# 18th century harpsicord player that r outsider, obscur & almost forgot worth a lisen?



## deprofundis (Apr 25, 2014)

*18th century harpsicord player that r outsider, obscur & almost forgot worth a lisen?*

Im looking for less prolific less notorious, more odd more bizzare harpsicord player of early 18 century- to mid 18th(1750).I heard of someone name* Corelli *his he a most, what about other classical composer of italy, france, germany.

That crafted forgotten gems, well almost, impressed me, something on naxos easy to get.Im starting to really get into J.s Bach these days...bought the naxos offering of one of his organ book, and i allready had an album of deutsch grammophone by Karl Richter great performer (this ain't no secret).

I climb the stair toward era in no particular order in classical i have phase now it will be harpiscord of early 18th century.

Any exemple of serrialism or oddity during this era, un-orthodox harpiscord player and remenber deprofundis is a man of taste and like wierd odd paradoxal music may i says daring and adventureous or experimental, dissonant yet beautifull.

Thanks for reading :tiphat:

p.s i confessed i was a bit narrowminded of baroque but Wiess and Bach(J.S), Pancrace-Royer shown me i should investigated this era for now, when i have cash.


----------



## Ariasexta (Jul 3, 2010)

I found this composer Thomas Roseingrave(1691-1766)a few years ago, he wrote interesting harpsichord suites and some organi music, but very sadly, his music is largely ignored. There is one old CD of his suites played by Paul Nicolson on Kirkman harpsichord, nice sounding instrument and nice music too. My copy is an highly oxydized(with eaten holes inside) second-hand, therefore it went to the recycle bin 2 years ago even before I got a desk top speaker to listen from computer. This issue is very rare, and difficult to get for now, I am looking for a new recording or a re-issue.

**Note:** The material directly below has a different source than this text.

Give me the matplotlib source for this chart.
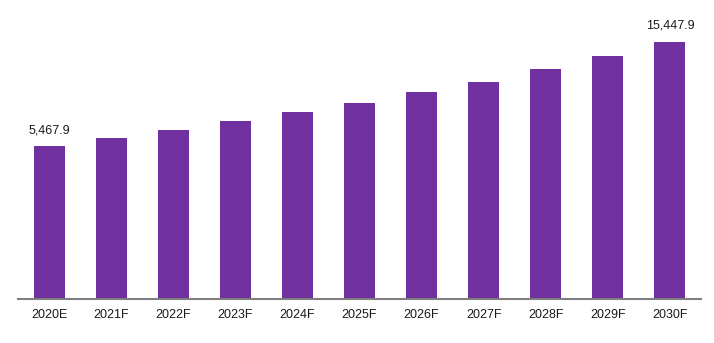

Thomas Roseingrave: Keyboard Music, The English Orpheus, Vol. 91993


----------



## Mandryka (Feb 22, 2013)

deprofundis said:


> Im looking for less prolific less notorious, more odd more bizzare harpsicord player of early 18 century- to mid 18th(1750).


Like this?


----------



## premont (May 7, 2015)

Maybe Azzolino Bernardino della Ciaja can meet deprofundis' wishes.


----------



## Guest (Dec 14, 2017)

*Picchi*

Have fun with this one


----------



## RICK RIEKERT (Oct 9, 2017)

Although most of Carlos De Seixas' keyboard music was lost in the Lisbon earthquake, enough remains (around 100 pieces) to give us a clear idea of the composer's remarkable gifts and distinctive style. Scarlatti taught and admired the young Carlos, who eventually replaced him as Chapel Master and harpsichord teacher at Lisbon's royal court. According to a contemporary report, upon first witnessing Seixas' playing, Scarlatti told the youth that he ought to teach him, Scarlatti, rather than the other way around, as the Portuguese monarch had commanded the Italian master.


----------